MANHATTAN, Kan. - In Blood and Politics: The History of the White Nationalist Movement from the Margins to the Mainstream
, Leonard Zeskind provides a thorough and detailed, 542-page, historical account of the mainstreamers and vanguardists that make up the racist movement. Like Zeskind himself, a Kansas City native, many of the key players in this movement hail from our Midwestern state. Several key events surrounding these movements also happened in Kansas.

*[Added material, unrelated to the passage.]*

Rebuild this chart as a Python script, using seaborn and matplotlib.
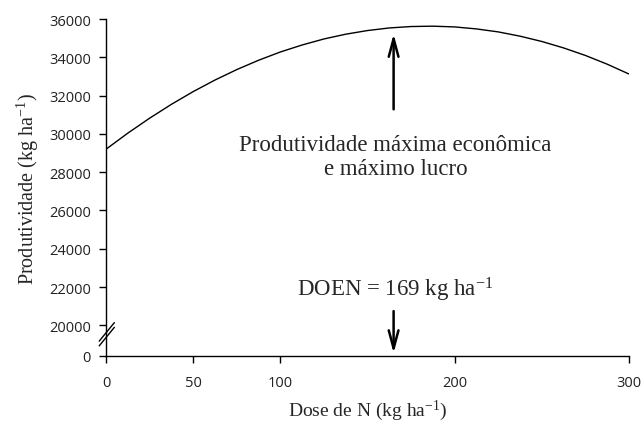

The 1982 Self-Reliance and Survival Expo is one of those Kansas events. In this setting, Christian Identity groups and Survivalists came together in Kansas City. Gun and knife shows are a tradition in the Midwest and South. This show welcomed survivalists, as well as a group called the Covenant the Sword and the Arm of the Lord (CSA). What could the CSA offer audiences at the Kansas City Self-Reliance and Survival Expo? "For a fee, white (Christian) men could shoot machine guns at pop-up figures, knock down doors, and battle around mock buildings while tires burned to simulate urban riots" (61). Hardly the self-defense tactics typically touted at gun and knife shows.
Likewise, the Midwestern farm crisis provided fertile ground for The Posse Comitatus in the 1980's. This group was considered mainstream enough to have their own time on Kansas airwaves. "Gale joined Wickstrom in this crusade, and taped 'sermons' by the two Posse leaders were regularly broadcast on a Dodge City, Kansas radio station in 1982" (74). With an audience of listeners, no wonder Kansas was the site for a Posse Comitatus training assembly. "That same year Gale and Wickstrom organized a paramilitary training session on a farm near Weskan, Kansas, just across the border from Colorado" (74).